------ Dataset extract ------

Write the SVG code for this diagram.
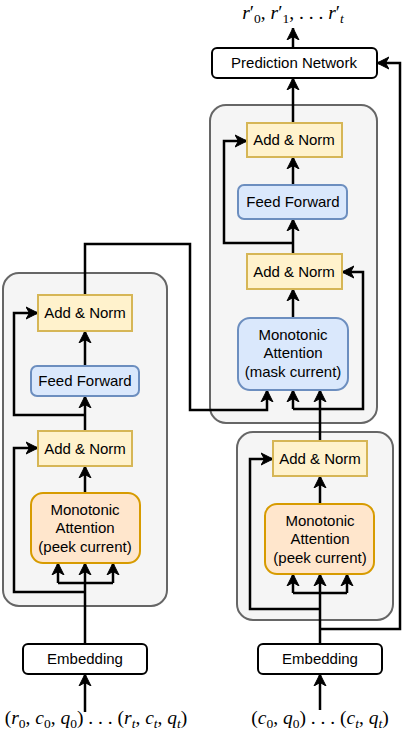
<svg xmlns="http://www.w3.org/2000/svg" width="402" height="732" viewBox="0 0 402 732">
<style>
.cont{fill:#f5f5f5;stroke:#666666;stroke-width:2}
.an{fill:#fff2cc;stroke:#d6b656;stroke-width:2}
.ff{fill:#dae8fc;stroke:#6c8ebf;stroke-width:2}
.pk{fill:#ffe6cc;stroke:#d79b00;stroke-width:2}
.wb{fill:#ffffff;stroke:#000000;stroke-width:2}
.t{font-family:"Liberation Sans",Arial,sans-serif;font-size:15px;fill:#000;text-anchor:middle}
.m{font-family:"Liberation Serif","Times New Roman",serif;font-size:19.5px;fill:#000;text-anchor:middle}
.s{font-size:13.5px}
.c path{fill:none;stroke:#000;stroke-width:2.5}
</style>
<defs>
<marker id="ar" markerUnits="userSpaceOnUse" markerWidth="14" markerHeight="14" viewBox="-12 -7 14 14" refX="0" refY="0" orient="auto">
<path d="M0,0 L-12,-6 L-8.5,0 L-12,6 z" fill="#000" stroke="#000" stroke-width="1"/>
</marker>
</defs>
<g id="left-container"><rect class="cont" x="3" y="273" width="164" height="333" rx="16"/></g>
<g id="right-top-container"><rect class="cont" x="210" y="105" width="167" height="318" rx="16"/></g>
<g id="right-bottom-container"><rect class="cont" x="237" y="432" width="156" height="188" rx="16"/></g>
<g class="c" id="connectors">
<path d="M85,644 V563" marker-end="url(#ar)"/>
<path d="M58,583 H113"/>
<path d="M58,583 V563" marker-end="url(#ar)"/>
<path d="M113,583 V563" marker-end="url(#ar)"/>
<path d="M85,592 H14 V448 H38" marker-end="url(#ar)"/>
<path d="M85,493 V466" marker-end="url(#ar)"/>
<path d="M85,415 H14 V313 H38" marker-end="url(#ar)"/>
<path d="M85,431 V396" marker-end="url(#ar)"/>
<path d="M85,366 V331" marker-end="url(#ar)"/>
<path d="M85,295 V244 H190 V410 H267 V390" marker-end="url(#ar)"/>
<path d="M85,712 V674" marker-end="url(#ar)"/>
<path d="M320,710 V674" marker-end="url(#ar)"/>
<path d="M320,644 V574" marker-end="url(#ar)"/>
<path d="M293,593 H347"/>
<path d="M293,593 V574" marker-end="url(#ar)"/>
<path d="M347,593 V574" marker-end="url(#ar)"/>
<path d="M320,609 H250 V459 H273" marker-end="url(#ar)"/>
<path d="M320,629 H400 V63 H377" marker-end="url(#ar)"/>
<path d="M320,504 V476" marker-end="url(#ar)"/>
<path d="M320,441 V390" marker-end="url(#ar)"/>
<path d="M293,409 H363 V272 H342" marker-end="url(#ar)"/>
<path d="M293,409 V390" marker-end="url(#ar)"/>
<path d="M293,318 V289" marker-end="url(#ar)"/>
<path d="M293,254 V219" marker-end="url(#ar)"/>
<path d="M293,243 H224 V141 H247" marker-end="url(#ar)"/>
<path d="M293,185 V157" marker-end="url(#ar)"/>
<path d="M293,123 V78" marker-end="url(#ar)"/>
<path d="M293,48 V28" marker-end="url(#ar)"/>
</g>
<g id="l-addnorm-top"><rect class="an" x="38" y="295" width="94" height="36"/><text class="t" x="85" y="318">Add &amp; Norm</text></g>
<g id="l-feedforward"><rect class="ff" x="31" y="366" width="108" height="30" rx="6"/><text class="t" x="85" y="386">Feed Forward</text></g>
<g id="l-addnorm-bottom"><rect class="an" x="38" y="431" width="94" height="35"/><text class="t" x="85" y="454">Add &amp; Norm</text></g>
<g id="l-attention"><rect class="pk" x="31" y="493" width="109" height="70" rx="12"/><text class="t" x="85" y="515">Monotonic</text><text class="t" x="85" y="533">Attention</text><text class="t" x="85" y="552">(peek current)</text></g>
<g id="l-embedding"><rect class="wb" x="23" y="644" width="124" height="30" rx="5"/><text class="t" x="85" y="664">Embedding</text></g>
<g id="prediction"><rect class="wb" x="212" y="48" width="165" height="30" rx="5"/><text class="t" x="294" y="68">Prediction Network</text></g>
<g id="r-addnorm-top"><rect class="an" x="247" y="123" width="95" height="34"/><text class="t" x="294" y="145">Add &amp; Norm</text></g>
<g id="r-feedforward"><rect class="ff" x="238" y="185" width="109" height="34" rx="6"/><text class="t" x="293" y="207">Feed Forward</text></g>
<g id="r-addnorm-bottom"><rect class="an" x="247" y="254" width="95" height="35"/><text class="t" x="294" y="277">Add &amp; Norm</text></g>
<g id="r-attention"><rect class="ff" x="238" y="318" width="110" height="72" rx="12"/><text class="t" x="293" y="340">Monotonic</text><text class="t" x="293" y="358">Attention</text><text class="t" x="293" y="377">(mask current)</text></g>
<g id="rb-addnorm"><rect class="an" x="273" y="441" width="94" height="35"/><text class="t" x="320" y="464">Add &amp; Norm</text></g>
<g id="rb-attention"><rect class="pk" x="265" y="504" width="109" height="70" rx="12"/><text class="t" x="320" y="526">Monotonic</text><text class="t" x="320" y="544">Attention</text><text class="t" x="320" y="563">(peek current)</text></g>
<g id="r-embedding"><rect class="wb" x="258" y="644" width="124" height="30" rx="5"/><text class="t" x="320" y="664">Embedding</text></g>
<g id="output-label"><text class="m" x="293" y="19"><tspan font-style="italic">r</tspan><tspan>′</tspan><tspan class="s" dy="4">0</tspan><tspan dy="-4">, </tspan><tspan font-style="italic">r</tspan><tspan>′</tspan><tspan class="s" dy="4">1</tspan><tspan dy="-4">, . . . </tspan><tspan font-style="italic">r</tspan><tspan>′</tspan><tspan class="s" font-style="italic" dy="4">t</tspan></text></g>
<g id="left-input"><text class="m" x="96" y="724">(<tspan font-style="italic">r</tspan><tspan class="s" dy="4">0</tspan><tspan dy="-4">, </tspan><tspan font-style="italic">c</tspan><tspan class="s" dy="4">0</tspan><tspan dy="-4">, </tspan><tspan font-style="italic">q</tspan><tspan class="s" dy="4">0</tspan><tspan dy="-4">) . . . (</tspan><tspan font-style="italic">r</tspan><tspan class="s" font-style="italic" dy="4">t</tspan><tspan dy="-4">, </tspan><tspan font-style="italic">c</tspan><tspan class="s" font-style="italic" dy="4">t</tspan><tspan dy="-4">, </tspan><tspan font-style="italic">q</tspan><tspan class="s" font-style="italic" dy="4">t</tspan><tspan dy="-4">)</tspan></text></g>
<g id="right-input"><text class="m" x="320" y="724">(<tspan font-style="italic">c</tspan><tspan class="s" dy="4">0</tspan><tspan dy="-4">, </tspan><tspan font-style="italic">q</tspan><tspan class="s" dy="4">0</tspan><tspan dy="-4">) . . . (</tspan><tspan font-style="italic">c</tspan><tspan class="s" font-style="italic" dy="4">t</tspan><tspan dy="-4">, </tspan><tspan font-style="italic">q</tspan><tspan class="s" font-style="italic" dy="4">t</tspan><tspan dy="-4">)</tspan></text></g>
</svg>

------

Using the data above, write out every line exactly, leaving the images behind.

__Response for this exercise__.
Write the SVG code for this diagram.
<svg xmlns="http://www.w3.org/2000/svg" width="402" height="732" viewBox="0 0 402 732">
<style>
.cont{fill:#f5f5f5;stroke:#666666;stroke-width:2}
.an{fill:#fff2cc;stroke:#d6b656;stroke-width:2}
.ff{fill:#dae8fc;stroke:#6c8ebf;stroke-width:2}
.pk{fill:#ffe6cc;stroke:#d79b00;stroke-width:2}
.wb{fill:#ffffff;stroke:#000000;stroke-width:2}
.t{font-family:"Liberation Sans",Arial,sans-serif;font-size:15px;fill:#000;text-anchor:middle}
.m{font-family:"Liberation Serif","Times New Roman",serif;font-size:19.5px;fill:#000;text-anchor:middle}
.s{font-size:13.5px}
.c path{fill:none;stroke:#000;stroke-width:2.5}
</style>
<defs>
<marker id="ar" markerUnits="userSpaceOnUse" markerWidth="14" markerHeight="14" viewBox="-12 -7 14 14" refX="0" refY="0" orient="auto">
<path d="M0,0 L-12,-6 L-8.5,0 L-12,6 z" fill="#000" stroke="#000" stroke-width="1"/>
</marker>
</defs>
<g id="left-container"><rect class="cont" x="3" y="273" width="164" height="333" rx="16"/></g>
<g id="right-top-container"><rect class="cont" x="210" y="105" width="167" height="318" rx="16"/></g>
<g id="right-bottom-container"><rect class="cont" x="237" y="432" width="156" height="188" rx="16"/></g>
<g class="c" id="connectors">
<path d="M85,644 V563" marker-end="url(#ar)"/>
<path d="M58,583 H113"/>
<path d="M58,583 V563" marker-end="url(#ar)"/>
<path d="M113,583 V563" marker-end="url(#ar)"/>
<path d="M85,592 H14 V448 H38" marker-end="url(#ar)"/>
<path d="M85,493 V466" marker-end="url(#ar)"/>
<path d="M85,415 H14 V313 H38" marker-end="url(#ar)"/>
<path d="M85,431 V396" marker-end="url(#ar)"/>
<path d="M85,366 V331" marker-end="url(#ar)"/>
<path d="M85,295 V244 H190 V410 H267 V390" marker-end="url(#ar)"/>
<path d="M85,712 V674" marker-end="url(#ar)"/>
<path d="M320,710 V674" marker-end="url(#ar)"/>
<path d="M320,644 V574" marker-end="url(#ar)"/>
<path d="M293,593 H347"/>
<path d="M293,593 V574" marker-end="url(#ar)"/>
<path d="M347,593 V574" marker-end="url(#ar)"/>
<path d="M320,609 H250 V459 H273" marker-end="url(#ar)"/>
<path d="M320,629 H400 V63 H377" marker-end="url(#ar)"/>
<path d="M320,504 V476" marker-end="url(#ar)"/>
<path d="M320,441 V390" marker-end="url(#ar)"/>
<path d="M293,409 H363 V272 H342" marker-end="url(#ar)"/>
<path d="M293,409 V390" marker-end="url(#ar)"/>
<path d="M293,318 V289" marker-end="url(#ar)"/>
<path d="M293,254 V219" marker-end="url(#ar)"/>
<path d="M293,243 H224 V141 H247" marker-end="url(#ar)"/>
<path d="M293,185 V157" marker-end="url(#ar)"/>
<path d="M293,123 V78" marker-end="url(#ar)"/>
<path d="M293,48 V28" marker-end="url(#ar)"/>
</g>
<g id="l-addnorm-top"><rect class="an" x="38" y="295" width="94" height="36"/><text class="t" x="85" y="318">Add &amp; Norm</text></g>
<g id="l-feedforward"><rect class="ff" x="31" y="366" width="108" height="30" rx="6"/><text class="t" x="85" y="386">Feed Forward</text></g>
<g id="l-addnorm-bottom"><rect class="an" x="38" y="431" width="94" height="35"/><text class="t" x="85" y="454">Add &amp; Norm</text></g>
<g id="l-attention"><rect class="pk" x="31" y="493" width="109" height="70" rx="12"/><text class="t" x="85" y="515">Monotonic</text><text class="t" x="85" y="533">Attention</text><text class="t" x="85" y="552">(peek current)</text></g>
<g id="l-embedding"><rect class="wb" x="23" y="644" width="124" height="30" rx="5"/><text class="t" x="85" y="664">Embedding</text></g>
<g id="prediction"><rect class="wb" x="212" y="48" width="165" height="30" rx="5"/><text class="t" x="294" y="68">Prediction Network</text></g>
<g id="r-addnorm-top"><rect class="an" x="247" y="123" width="95" height="34"/><text class="t" x="294" y="145">Add &amp; Norm</text></g>
<g id="r-feedforward"><rect class="ff" x="238" y="185" width="109" height="34" rx="6"/><text class="t" x="293" y="207">Feed Forward</text></g>
<g id="r-addnorm-bottom"><rect class="an" x="247" y="254" width="95" height="35"/><text class="t" x="294" y="277">Add &amp; Norm</text></g>
<g id="r-attention"><rect class="ff" x="238" y="318" width="110" height="72" rx="12"/><text class="t" x="293" y="340">Monotonic</text><text class="t" x="293" y="358">Attention</text><text class="t" x="293" y="377">(mask current)</text></g>
<g id="rb-addnorm"><rect class="an" x="273" y="441" width="94" height="35"/><text class="t" x="320" y="464">Add &amp; Norm</text></g>
<g id="rb-attention"><rect class="pk" x="265" y="504" width="109" height="70" rx="12"/><text class="t" x="320" y="526">Monotonic</text><text class="t" x="320" y="544">Attention</text><text class="t" x="320" y="563">(peek current)</text></g>
<g id="r-embedding"><rect class="wb" x="258" y="644" width="124" height="30" rx="5"/><text class="t" x="320" y="664">Embedding</text></g>
<g id="output-label"><text class="m" x="293" y="19"><tspan font-style="italic">r</tspan><tspan>′</tspan><tspan class="s" dy="4">0</tspan><tspan dy="-4">, </tspan><tspan font-style="italic">r</tspan><tspan>′</tspan><tspan class="s" dy="4">1</tspan><tspan dy="-4">, . . . </tspan><tspan font-style="italic">r</tspan><tspan>′</tspan><tspan class="s" font-style="italic" dy="4">t</tspan></text></g>
<g id="left-input"><text class="m" x="96" y="724">(<tspan font-style="italic">r</tspan><tspan class="s" dy="4">0</tspan><tspan dy="-4">, </tspan><tspan font-style="italic">c</tspan><tspan class="s" dy="4">0</tspan><tspan dy="-4">, </tspan><tspan font-style="italic">q</tspan><tspan class="s" dy="4">0</tspan><tspan dy="-4">) . . . (</tspan><tspan font-style="italic">r</tspan><tspan class="s" font-style="italic" dy="4">t</tspan><tspan dy="-4">, </tspan><tspan font-style="italic">c</tspan><tspan class="s" font-style="italic" dy="4">t</tspan><tspan dy="-4">, </tspan><tspan font-style="italic">q</tspan><tspan class="s" font-style="italic" dy="4">t</tspan><tspan dy="-4">)</tspan></text></g>
<g id="right-input"><text class="m" x="320" y="724">(<tspan font-style="italic">c</tspan><tspan class="s" dy="4">0</tspan><tspan dy="-4">, </tspan><tspan font-style="italic">q</tspan><tspan class="s" dy="4">0</tspan><tspan dy="-4">) . . . (</tspan><tspan font-style="italic">c</tspan><tspan class="s" font-style="italic" dy="4">t</tspan><tspan dy="-4">, </tspan><tspan font-style="italic">q</tspan><tspan class="s" font-style="italic" dy="4">t</tspan><tspan dy="-4">)</tspan></text></g>
</svg>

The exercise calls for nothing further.